Monday, 23 March, 2009

Obviously don’t click below if you haven’t seen it and prefer not to be spoiled.

Bit of background:
This started out as a comment to this Ron D. Moore interview and I expanded on it slightly. Some comments I was riffing on came from Osiris33*, Frakfrakfrak** and Artemis***.
I felt compelled to construct some of my thoughts into something that made vague sense. I was introduced to the show in early 2006 by a fan I met on LiveJournal. I think I watched the miniseries and first two seasons in about three weeks and was hooked from then on.


I don’t think that the ending was all poor. Some of it was sublime and most of it made metaphorical sense. Lots of it was moving. I genuinely quite enjoyed the thing! Ultimately though, it’s become clear that RDM had a bigger and better idea on his hands than he could handle and the finale didn’t do the series justice. I can live with that, but it’s a let down to find out that a lot of those things you ascribed meaning to during the series were just meanderings and flapping about. Also, note to directors: There’s referring back to foreshadowing, and then there’s beating your audience about the head with it. Avoid the latter.
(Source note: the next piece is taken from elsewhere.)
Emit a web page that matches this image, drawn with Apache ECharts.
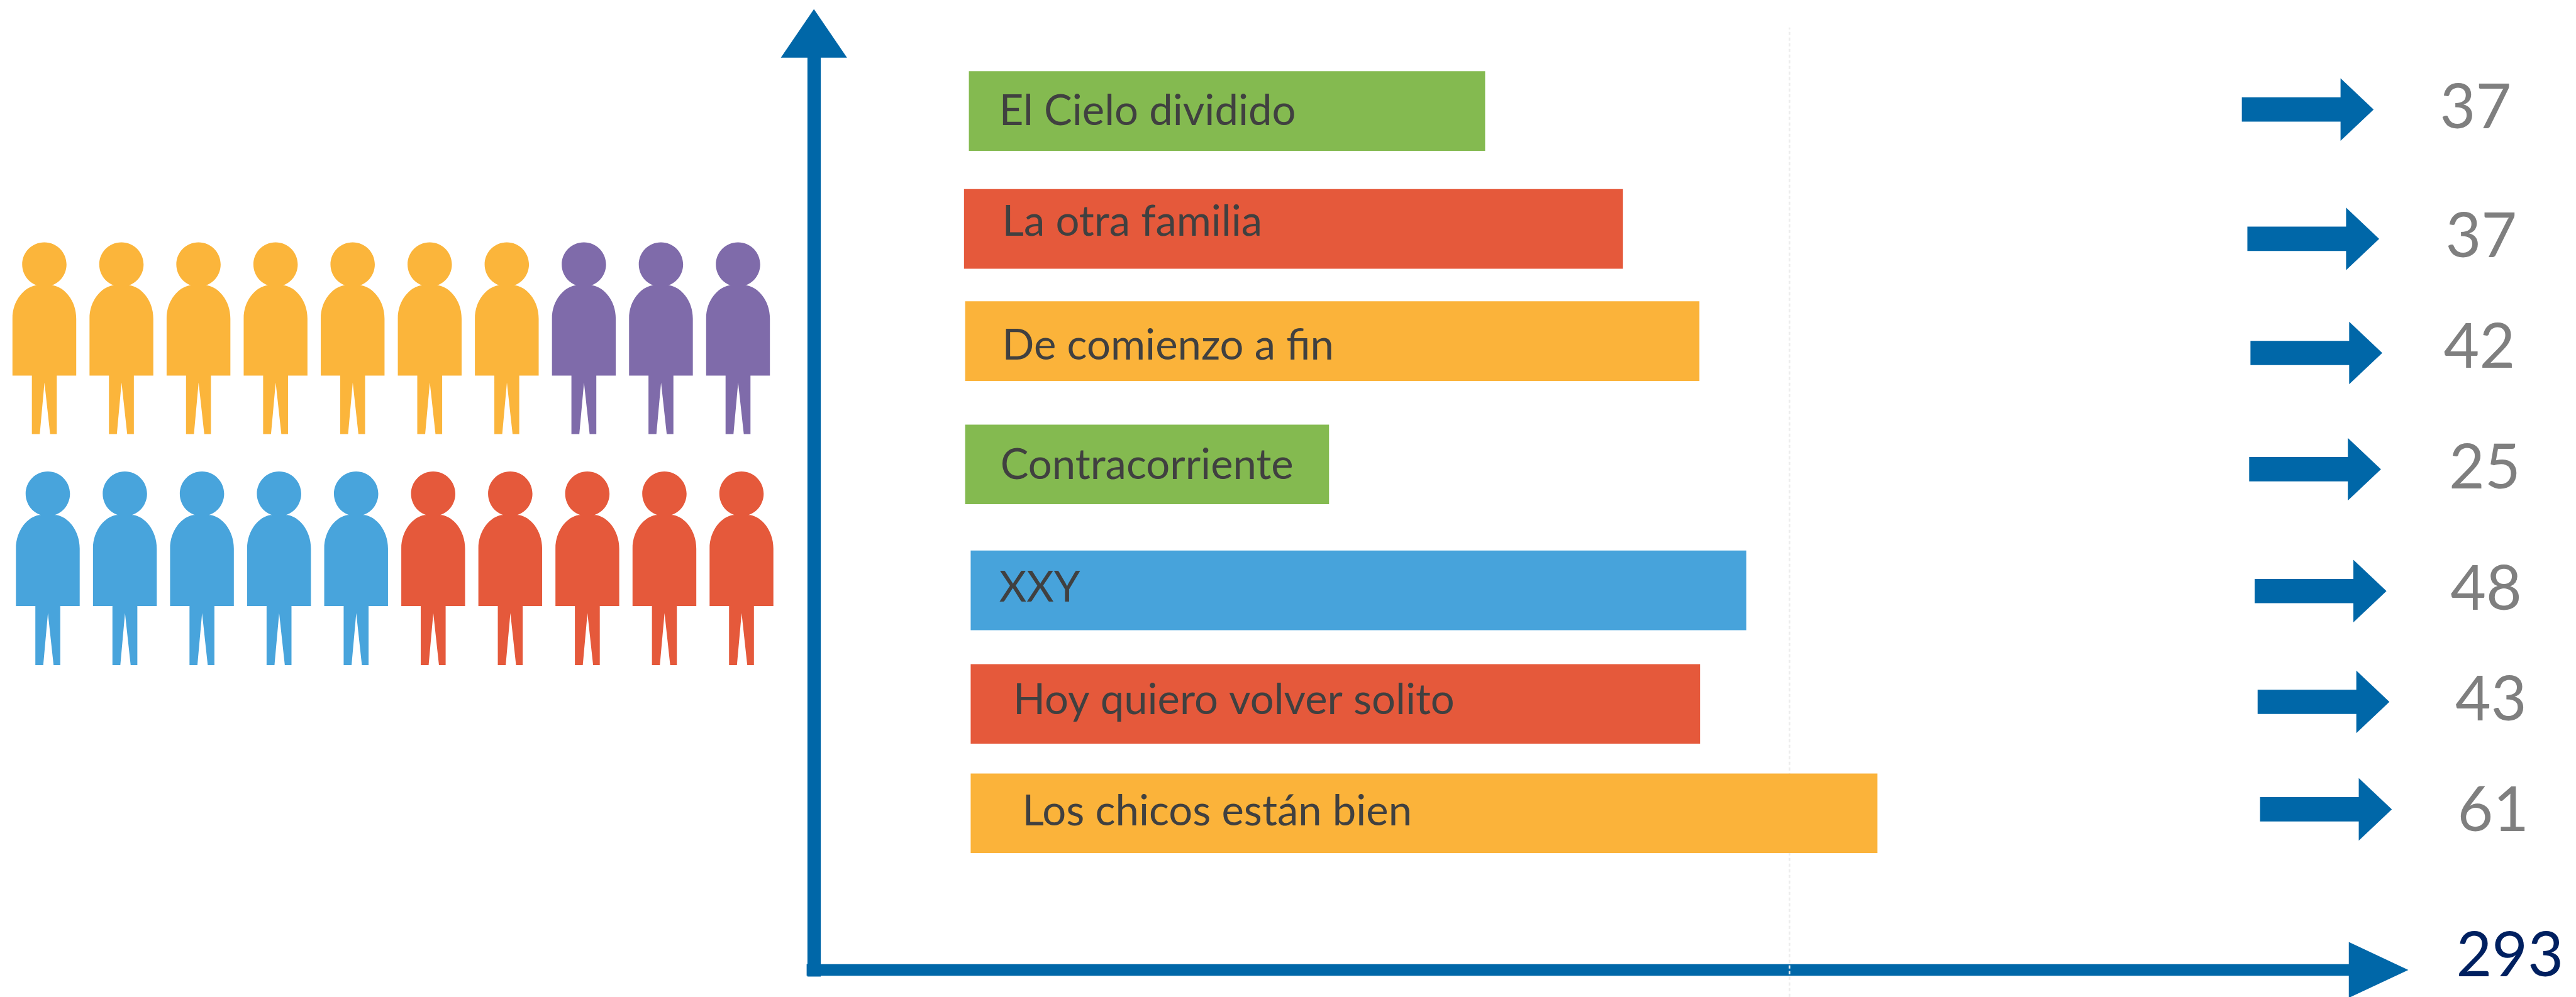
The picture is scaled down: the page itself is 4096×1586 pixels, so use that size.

The concept of abandoning a civilisation, despite the thematic merits of the idea, felt contrived. I will buy that thousands of people can realise that what they were fighting for – the survival of the human race – they found on this new earth, and even that they put down without a fight, but that whole section is just so damn clumsy and rushed it feels less realistic than it probably could have.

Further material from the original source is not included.